Ces lacunes sont confirmées par Stephane Van Gelder, membre du NomCom, un comité indépendant chargé de sélectionner une partie des membres de l’ICANN : « tout le monde n’a pas eu les mêmes chances d’obtenir ces extensions. Il y a une barrière à l’entrée au niveau de la connaissance du programme. C’est aussi à l’ICANN d’informer le public et les professionnels du vin n’ont pas vraiment pu défendre leur place ». L’autre barrière à l’entrée est financière. Une simple candidature coûte en effet 185 000 dollars (versés à l’ICANN), auxquels il faut ajouter les nombreux frais annexes. Cette somme est parfois difficile à réunir, surtout qu’elle pourrait bien n’être qu’une petite mise en bouche face au coût total de l’achat d’une extension : « si nous avions déposé le dossier, nous aurions été en concurrence avec d’autres sociétés qui auraient pu se revendiquer comme aussi légitimes que nous. Il y aurait eu de bonnes chances que l’extension .vin soit finalement attribuée par une vente aux enchères » regrette le directeur de la CNAOC. En effet, selon Stephane Van Gelder, « l’ICANN ne tient pas à obliger les candidats à être lié à une quelconque AOC ». Pour résumer la situation: l’ICANN ne voit pas de raison objective de privilégier une quelconque notion de terroir, ni même l’aspect historique de certains acteurs.

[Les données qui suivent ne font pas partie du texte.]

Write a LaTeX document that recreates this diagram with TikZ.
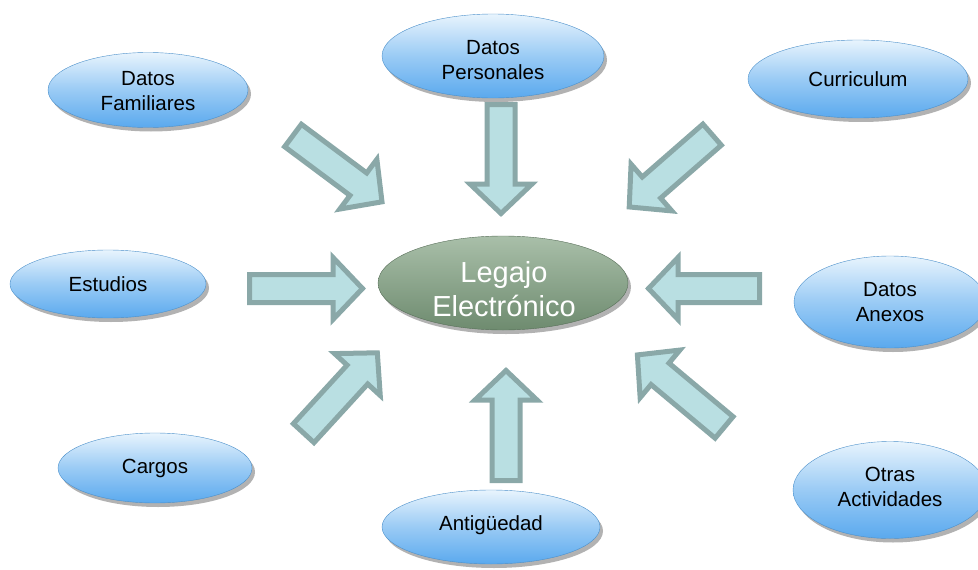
\documentclass[tikz,border=0pt]{standalone}
\usepackage{fontspec}
\setmainfont{Liberation Sans}
\usetikzlibrary{shapes.geometric,shadows}
\definecolor{arrfill}{HTML}{B9DFE2}
\definecolor{arrline}{HTML}{8AA8A8}
\definecolor{bluetop}{HTML}{E8F4FD}
\definecolor{bluebot}{HTML}{5AA9EE}
\definecolor{greentop}{HTML}{A9BFA9}
\definecolor{greenbot}{HTML}{6E8B6F}
\tikzset{
  bubble/.style={ellipse, inner sep=0pt, align=center,
    top color=bluetop, bottom color=bluebot, middle color=bluetop!45!bluebot,
    draw=bluebot!85!black, line width=0.4pt,
    font=\fontsize{20.5}{25}\selectfont,
    drop shadow={shadow xshift=3pt, shadow yshift=-4pt, opacity=0.5, fill=black!60}},
  hub/.style={ellipse, inner sep=0pt, align=center,
    top color=greentop, bottom color=greenbot,
    draw=greenbot!80!black, line width=0.4pt,
    drop shadow={shadow xshift=3pt, shadow yshift=-4pt, opacity=0.5, fill=black!60}},
  hubtext/.style={align=center, text=white, inner sep=0pt,
    font=\fontsize{29}{34}\selectfont},
  bubtext/.style={align=center, inner sep=0pt, font=\fontsize{20.5}{25}\selectfont},
  blockarr/.style={fill=arrfill, draw=arrline, line width=5pt, line join=miter}
}
% name, tail x, tail y, angle, outer length
\newcommand\barrow[5]{%
  \begin{scope}[shift={(#2,#3)}, rotate=#4]
    \draw[blockarr] (2.5,-14) -- ({#5-33},-14) -- ({#5-33},-31) -- ({#5-3.5},0)
      -- ({#5-33},31) -- ({#5-33},14) -- (2.5,14) -- cycle;
    \coordinate (#1) at ({#5/2},0);
  \end{scope}}
\begin{document}
\begin{tikzpicture}[x=1pt,y=-1pt]
\useasboundingbox (0,0) rectangle (978,570);
\clip (0,0) rectangle (978,570);
% arrows
\barrow{aTL}{291}{134}{-36.7}{117}
\barrow{aTC}{501}{102}{-90}{115}
\barrow{aTR}{714}{133}{-138.9}{116}
\barrow{aL}{247}{288.5}{0}{119}
\barrow{aR}{762}{288.5}{180}{117}
\barrow{aBL}{302}{435}{47.5}{115}
\barrow{aBC}{506}{483}{90}{116}
\barrow{aBR}{726}{429}{140.1}{119}
% nodes
\node[bubble, minimum width=200pt, minimum height=75pt] (fam) at (148,90) {};
\node[bubtext] (famt) at (148,91) {Datos\\Familiares};
\node[bubble, minimum width=222pt, minimum height=84pt] (per) at (493,56) {};
\node[bubtext] (pert) at (493,60) {Datos\\Personales};
\node[bubble, minimum width=220pt, minimum height=78pt] (cur) at (858,79) {Curriculum};
\node[bubble, minimum width=196pt, minimum height=68pt] (est) at (108,284) {Estudios};
\node[hub, minimum width=250pt, minimum height=94pt] (leg) at (503,283) {};
\node[hubtext] (legt) at (504,289) {Legajo\\Electrónico};
\node[bubble, minimum width=192pt, minimum height=92pt] (anx) at (890,302) {Datos\\Anexos};
\node[bubble, minimum width=194pt, minimum height=70pt] (car) at (155,468) {Cargos};
\node[bubble, minimum width=218pt, minimum height=74pt] (ant) at (491,527) {};
\node[bubtext] (antt) at (491,525) {Antigüedad};
\node[bubble, minimum width=194pt, minimum height=97pt] (otr) at (890,490) {};
\node[bubtext] (otrt) at (890,487) {Otras\\Actividades};
\end{tikzpicture}
\end{document}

Stephane Van Gelder confirme par ailleurs une inégalité dans les moyens mis en œuvre : « sur ce dossier on fait face à des industriels de la gestion d’extensions comme l’entreprise américaine Donuts, qui se porte acquéreur pour ensuite vendre aux entreprises du secteur un service de protection de leur marque. Face à ce genre d’entreprises, l’industrie locale et les PME françaises vont avoir beaucoup de mal à lutter ». D’ailleurs, sur les quatre dossiers candidats pour l’attribution des .vin et .wine, aucun n’est lié à une entreprise du secteur viticole : acheter, revendre, ou gérer ces nouvelles extensions pourrait bien devenir un business très juteux.
.vin, le premier d’une longue série ?
Cette affaire peut sembler spécifique au marché du vin, et à ses nombreuses AOC. En réalité, c’est un problème bien plus profond qui est soulevé : qui décide de la légitimité des acquéreurs de ces nouveaux domaines ? L’ICANN, dont la gouvernance fait débat, a réalisé qu’en mettant sur le marché une infinité de suffixes, elle se retrouvait instantanément assise sur un trésor, en créant par ailleurs un nouveau besoin de toutes pièces. Si le processus de vente aux enchères devait se confirmer, la loi du plus offrant pourrait créer une distorsion importante entre légitimité réelle et virtuelle. Si le vin fait au moins réagir les pouvoirs publics français, les autres secteurs risquent bien de rester dans l’obscurité. Les candidatures sont ouvertes, mais les industries européennes sont-elles réellement en mesure de défendre leurs chances? A l’heure actuelle, ce nouvel internet s’émancipe à huis-clos.